Hey there! so i had another post planned for today but things have happened that has made me want to talk about something that ive kept on the quiet side for a while now, but i want to speak about it so that anyone else in my situation knows they are not alone.
So almost a year ago now i started randomly falling asleep at my desk, it didnt seem like a big deal at first, just that every now and then i would wake up at my desk. I thought it wasnt a big problem and i was just being a bit silly not sleeping enough, but it continued to happen becoming more and more common, even if i had hours and hours of sleep the night before. 6 months down the line, it was becoming almost a daily occurrence that i would at some point wake up at my desk.
And this was the thing, i never had a warning, never felt sleepy or like i was going to fall asleep, just one minute i was awake and the next i was waking up. I got really bad pretty fast, and i was soon passing out regularly for anywhere between 5 minutes to 2 hours, i would go out at any point, even when speaking or playing a video game, sat on the edge of my bed and waking up falling off onto the floor was also not the most fun id ever had.
So when i saw my doctor next, i mentioned it too her i explained how i had a friend with narcolepsy and a lot of my issues lined up with hers, but i did understand that it could be sleep apnoea too though i didnt really seem to fit the daytime sleepiness of that. But of course, due to my weight my doctor said sleep apnoea straight off the bat, especially when i said i snore and said she would “look into” going to a sleep clinic and let me know before i next saw her, of course she didnt.
3 months down the line, and i am really struggling, ive not been able to do things due to passing out, ive passed out on hair brushes and the marks that i get on my arms begin to be amusing, i have to find a sliver lining somewhere right? i fall off my bed again, and now i even pass out while i sit down waiting for things to cook, resulting in a number of burnt meals. I dream really vividly when i pass out, confusing my already confused brain when i wake up. I turn to caffeine to try and stay awake and it helps a little, but not has much as i need.

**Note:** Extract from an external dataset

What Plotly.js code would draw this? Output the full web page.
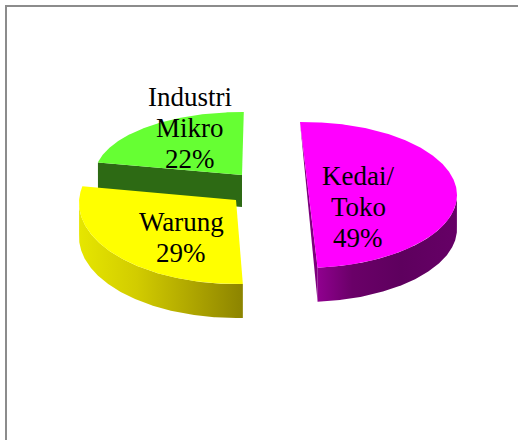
<!DOCTYPE html>
<html><head><meta charset="utf-8">
<script src="https://cdn.plot.ly/plotly-3.0.1.min.js"></script>
<style>html,body{margin:0;padding:0;background:#fff;overflow:hidden}</style>
</head><body><div id="chart" style="width:518px;height:440px"></div>
<script>
const categories = [['Kedai/', 'Toko'], ['Warung'], ['Industri', 'Mikro']];
const values = [49, 29, 22];

// Drawing geometry of the tilted, exploded pie (pixels of the 518x440 frame)
const geometry = [
  {cx:304, cy:195, ay:195, a:153, b:73, start:-1.5, depth:34, top:'#ff00ff'},
  {cx:236, cy:203, ay:200, a:157, b:81, start:177.5, depth:34, top:'#ffff00'},
  {cx:242, cy:175, ay:175, a:147, b:63, start:281.5, depth:32, top:'#66ff33'}
];
const labelPos = [[358, 176], [181, 222], [190, 97]];
const lineGap = 31;

function pt(g, t, dy) {
  const r = t * Math.PI / 180;
  return [g.cx + g.a * Math.sin(r), g.cy - g.b * Math.cos(r) + (dy || 0)];
}
function arc(g, t0, t1, dy) {
  const n = Math.max(2, Math.ceil(Math.abs(t1 - t0) * 2)), out = [];
  for (let i = 0; i <= n; i++) out.push(pt(g, t0 + (t1 - t0) * i / n, dy));
  return out;
}
function poly(points, extra) {
  return Object.assign({
    x: points.map(p => p[0]).concat(points[0][0]),
    y: points.map(p => p[1]).concat(points[0][1]),
    type: 'scatter', mode: 'lines', fill: 'toself',
    line: {width: 0}, hoverinfo: 'skip', showlegend: false
  }, extra);
}
function grad(stops) {
  return {fillgradient: {type: 'horizontal', colorscale: stops}};
}
const spans = values.map(v => v * 3.6);
const traces = [];

// Industri Mikro: cut face, then top
{
  const g = geometry[2], s = g.start, e = s + spans[2];
  const p = pt(g, s);
  traces.push(poly([p, [g.cx, g.ay], [g.cx, g.ay + g.depth], [p[0], p[1] + g.depth]],
    {fillcolor: '#2d6a14'}));
  traces.push(poly([[g.cx, g.ay]].concat(arc(g, s, e)), {fillcolor: g.top}));
}
// Warung: outer wall, then top
{
  const g = geometry[1], s = g.start, e = s + spans[1];
  const wall = arc(g, s, 272).concat(arc(g, 272, s, g.depth));
  traces.push(poly(wall, grad([[0, '#e6e600'], [0.35, '#d2cc00'], [0.75, '#a89f00'], [1, '#8c8400']])));
  traces.push(poly([[g.cx, g.ay]].concat(arc(g, s, e)), {fillcolor: g.top}));
}
// Kedai/Toko: cut face, outer wall, then top
{
  const g = geometry[0], s = g.start, e = s + spans[0];
  const a = pt(g, s), b = pt(g, e);
  traces.push(poly([a, b, [b[0], b[1] + g.depth]], {fillcolor: '#7d007d'}));
  const wall = arc(g, 88, e).concat(arc(g, e, 88, g.depth));
  traces.push(poly(wall, grad([[0, '#90008f'], [0.25, '#6a0068'], [0.6, '#5e005e'], [1, '#660066']])));
  traces.push(poly([a].concat(arc(g, s, e)), {fillcolor: g.top}));
}

// One annotation per text line, to hold the reference's tight line spacing
const annotations = [];
categories.forEach((lines, i) => {
  lines.concat(values[i] + '%').forEach((text, k) => {
    annotations.push({
      x: labelPos[i][0], y: labelPos[i][1] + k * lineGap, xref: 'x', yref: 'y',
      text, showarrow: false, align: 'center', xanchor: 'center', yanchor: 'middle',
      font: {family: '"Liberation Serif", serif', size: 27, color: '#000'}
    });
  });
});

Plotly.newPlot('chart', traces, {
  width: 518, height: 440,
  margin: {l: 0, r: 0, t: 0, b: 0},
  paper_bgcolor: '#fff', plot_bgcolor: '#fff',
  xaxis: {range: [0, 518], visible: false, fixedrange: true},
  yaxis: {range: [440, 0], visible: false, fixedrange: true},
  showlegend: false, hovermode: false,
  annotations,
  shapes: [{type: 'rect', xref: 'x', yref: 'y', x0: 6, y0: 6, x1: 540, y1: 460,
    line: {color: '#8c8c8c', width: 2}, fillcolor: 'rgba(0,0,0,0)', layer: 'above'}]
}, {displayModeBar: false, staticPlot: true});
</script></body></html>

Back to the doctors i go, and she hasnt looked into sleep clinics of course but she has a questionnaire that should show if im within normal levels of “sleepiness” (i explained a number of times that i never felt sleepy). I do the questionnaire but so many of the questions either dont apply to me (for example, would you fall asleep at work when i dont work) or they are ones like would you fall asleep in a moving car, when for me personally cars have sent me to sleep since i was a baby. After this questionaire she says i am within normal levels, and any problems i am having will fix themselves once i loose weight, she does do my oxygen levels (which would be effected if i had sleep apnoea) and they are completely normal, so she sends me on my way.
This was 2 days ago, and i was stunned, are you freaking kidding me? so passing out for hours at a time with no idea its happening and falling over is normal? im never normal, and this is certainly no exception. I came out of the doctors really annoyed and upset.
Now in a bid to try and get back on track i wanted to try and get out of the village for the first time since may on friday. So i go to bed early, i get up and i start getting ready and im sat at my dressing table doing my makeup when the next thing i know its over an hour later and im coming around and god i just wanted to scream. being out for that long meant i had ran out of time, because i can only leave the house with my mum and she works a split shift by the time i had finished getting ready i wouldn’t of made it out leaving enough time for her to rest and get to work on time. I am so fucking upset and frustrated that its effecting me to this point yet the doctor deemed it “normal”.
I dont know why i haven’t spoken about too much until now, but i think it about time so that anyone else suffering like this knows they are not alone in this extremely frustrating situation. I plan to go see another doctor, and hope that i am listened too this time, fingers crossed!